Governance is a big one.
Autonomous actions must operate within defined boundaries. You don’t want an AI system modifying pipelines without proper oversight.
Integration can be messy.
Most companies already have a patchwork of data tools. Connecting agents across these systems takes careful engineering.
Trust takes time.
Engineers rarely trust automation immediately. Systems need to prove reliability before teams allow them to take on larger responsibilities.
Where This Is All Heading
If you zoom out a little, the direction of data engineering is fairly clear.
Data platforms are becoming more complex every year. More sources, more real-time workloads, more analytics use cases.
Manually managing all of it simply doesn’t scale.

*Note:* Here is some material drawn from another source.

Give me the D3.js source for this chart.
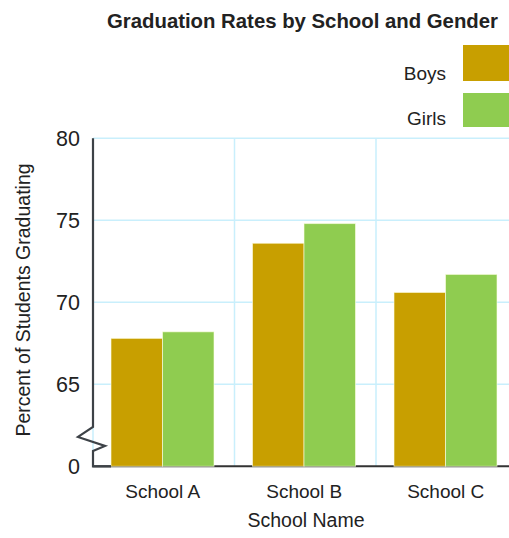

Agentic AI won’t solve every operational challenge, but it introduces something data infrastructure has been missing for a long time: adaptive intelligence inside the pipeline itself.
Instead of reacting to problems after they happen, systems can start responding as they unfold.

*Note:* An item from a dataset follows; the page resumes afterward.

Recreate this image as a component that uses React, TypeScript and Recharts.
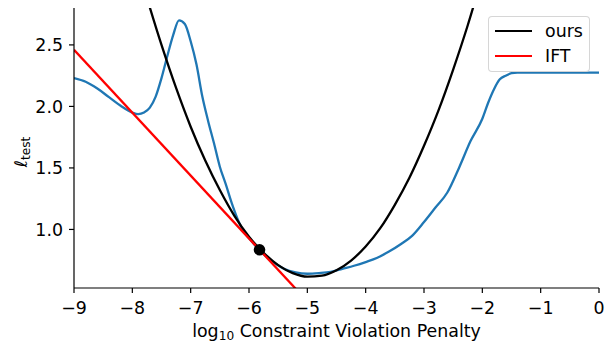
import React from 'react';
import { ComposedChart, Line, Scatter, XAxis, YAxis, Label } from 'recharts';

// measured test loss (blue)
const lossX = [-9, -8.8, -8.6, -8.4, -8.2, -8, -7.9, -7.8, -7.7, -7.6, -7.5, -7.4, -7.3, -7.2, -7.1, -7, -6.9, -6.8, -6.7, -6.6, -6.5, -6.4, -6.3, -6.2, -6.1, -6, -5.8, -5.6, -5.4, -5.2, -5, -4.8, -4.6, -4.4, -4.2, -4, -3.8, -3.6, -3.4, -3.2, -3, -2.8, -2.6, -2.4, -2.2, -2, -1.9, -1.8, -1.7, -1.6, -1.5, -1.4, -1, 0];
const lossY = [2.23, 2.2, 2.145, 2.075, 2.005, 1.95, 1.937, 1.95, 1.99, 2.08, 2.23, 2.41, 2.58, 2.7, 2.67, 2.53, 2.34, 2.08, 1.88, 1.7, 1.51, 1.37, 1.22, 1.09, 0.99, 0.93, 0.82, 0.74, 0.68, 0.65, 0.64, 0.645, 0.655, 0.68, 0.705, 0.735, 0.77, 0.82, 0.88, 0.95, 1.06, 1.18, 1.3, 1.5, 1.72, 1.9, 2.03, 2.14, 2.22, 2.25, 2.27, 2.275, 2.275, 2.275];

// "ours" quadratic model (black)
const oursX = [-7.8, -7.5, -7.25, -7, -6.75, -6.5, -6.25, -6, -5.75, -5.5, -5.25, -5, -4.75, -4.5, -4.25, -4, -3.75, -3.5, -3.25, -3, -2.75, -2.5, -2.25, -2];
const oursY = [2.96, 2.5, 2.15, 1.835, 1.56, 1.32, 1.11, 0.94, 0.81, 0.71, 0.645, 0.616, 0.624, 0.668, 0.747, 0.861, 1.01, 1.2, 1.42, 1.68, 1.97, 2.3, 2.66, 3.06];

// IFT linearisation (red)
const iftX = [-9, -5];
const iftY = [2.46, 0.416];

// current point
const pointX = [-5.82];
const pointY = [0.835];

const xTicks = [-9, -8, -7, -6, -5, -4, -3, -2, -1, 0];
const yTicks = [1.0, 1.5, 2.0, 2.5];
const seriesNames = ['ours', 'IFT'];
const seriesColors = ['#000000', '#ff0000'];

const zip = (xs: number[], ys: number[]) => xs.map((x, i) => ({ x, y: ys[i] }));
const lossData = zip(lossX, lossY);
const oursData = zip(oursX, oursY);
const iftData = zip(iftX, iftY);
const pointData = zip(pointX, pointY);

const FONT = '"DejaVu Sans", sans-serif';
const FS = 17.4;

const fmtX = (v: number) => (v < 0 ? `\u2212${-v}` : `${v}`);
const fmtY = (v: number) => v.toFixed(1);

const XLabel = (props: any) => {
  const vb = props.viewBox || {};
  const cx = vb.x + vb.width / 2;
  return (
    <text x={cx} y={336.5} textAnchor="middle" fontFamily={FONT} fontSize={FS} fill="#000">
      log<tspan fontSize={FS * 0.7} dy={3}>10</tspan>
      <tspan dy={-3}> Constraint Violation Penalty</tspan>
    </text>
  );
};

const YLabel = (props: any) => {
  const vb = props.viewBox || {};
  const cy = vb.y + vb.height / 2;
  return (
    <text x={0} y={0} transform={`translate(27, ${cy + 4}) rotate(-90)`} textAnchor="middle" fontFamily={FONT} fontSize={FS} fill="#000">
      <tspan fontStyle="italic">ℓ</tspan>
      <tspan fontSize={FS * 0.7} dy={3}>test</tspan>
    </text>
  );
};

const LegendBox = () => (
  <div
    style={{
      position: 'absolute',
      left: 488,
      top: 16,
      width: 102,
      height: 56,
      border: '1px solid rgba(204,204,204,0.8)',
      borderRadius: 4,
      background: 'rgba(255,255,255,0.8)',
      boxSizing: 'border-box',
    }}
  >
    <svg width={102} height={56} style={{ position: 'absolute', left: -1, top: -1 }}>
      {seriesNames.map((name, i) => (
        <g key={name}>
          <line x1={7} x2={44} y1={15 + i * 25} y2={15 + i * 25} stroke={seriesColors[i]} strokeWidth={2.2} />
          <text x={57} y={21 + i * 25} fontFamily={FONT} fontSize={FS} fill="#000">
            {name}
          </text>
        </g>
      ))}
    </svg>
  </div>
);

export default function App() {
  return (
    <div style={{ position: 'absolute', left: 0, top: 0, width: 609, height: 341, background: '#fff' }}>
      <ComposedChart width={609} height={341} margin={{ top: 8, right: 10, bottom: 0, left: 0 }}>
        <XAxis
          type="number"
          dataKey="x"
          domain={[-9, 0]}
          ticks={xTicks}
          tickFormatter={fmtX}
          allowDataOverflow
          height={53}
          tickSize={5}
          tickMargin={9}
          axisLine={{ stroke: '#000', strokeWidth: 1.2 }}
          tickLine={{ stroke: '#000', strokeWidth: 1.2 }}
          tick={{ fill: '#000', fontFamily: FONT, fontSize: FS }}
        >
          <Label content={<XLabel />} />
        </XAxis>
        <YAxis
          type="number"
          dataKey="y"
          domain={[0.524, 2.8]}
          ticks={yTicks}
          tickFormatter={fmtY}
          allowDataOverflow
          width={74}
          tickSize={5}
          tickMargin={6}
          axisLine={{ stroke: '#000', strokeWidth: 1.2 }}
          tickLine={{ stroke: '#000', strokeWidth: 1.2 }}
          tick={{ fill: '#000', fontFamily: FONT, fontSize: FS }}
        >
          <Label content={<YLabel />} />
        </YAxis>
        <Line data={lossData} dataKey="y" type="monotone" stroke="#1f77b4" strokeWidth={2.3} dot={false} isAnimationActive={false} />
        <Line data={oursData} dataKey="y" type="monotone" stroke="#000" strokeWidth={2.3} dot={false} isAnimationActive={false} />
        <Line data={iftData} dataKey="y" type="linear" stroke="#ff0000" strokeWidth={2.3} dot={false} isAnimationActive={false} />
        <Scatter
          data={pointData}
          dataKey="y"
          isAnimationActive={false}
          shape={(p: any) => <circle cx={p.cx} cy={p.cy} r={5.8} fill="#000" />}
        />
      </ComposedChart>
      <LegendBox />
    </div>
  );
}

And for data engineers who’ve spent years firefighting pipeline issues, that shift feels less like hype—and more like a long overdue upgrade.
FAQs
What makes Agentic AI different from traditional automation in data engineering?
Traditional automation follows fixed rules. If something unexpected happens, the system usually stops and raises an alert. Agentic AI systems can evaluate context and decide how to respond, which allows them to resolve certain issues without human intervention.
Does Agentic AI replace data engineers?
Not really. It reduces operational workload but doesn’t replace architectural thinking, system design, or governance responsibilities. Engineers still build and manage the data ecosystem.
What types of data platforms benefit most from Agentic AI?
Large-scale environments with complex pipelines benefit the most—particularly those handling streaming data, real-time analytics, or high-volume ETL processes.
Is Agentic AI already widely used?
It’s still emerging. Some companies are experimenting with agent-based monitoring and orchestration, while others are building internal platforms around the concept. Adoption is growing, but it’s not yet mainstream.
Can smaller data teams benefit from this approach?
In many cases, yes. Smaller teams often struggle the most with operational overhead. Even limited agent-based automation can dramatically reduce the time spent managing pipelines.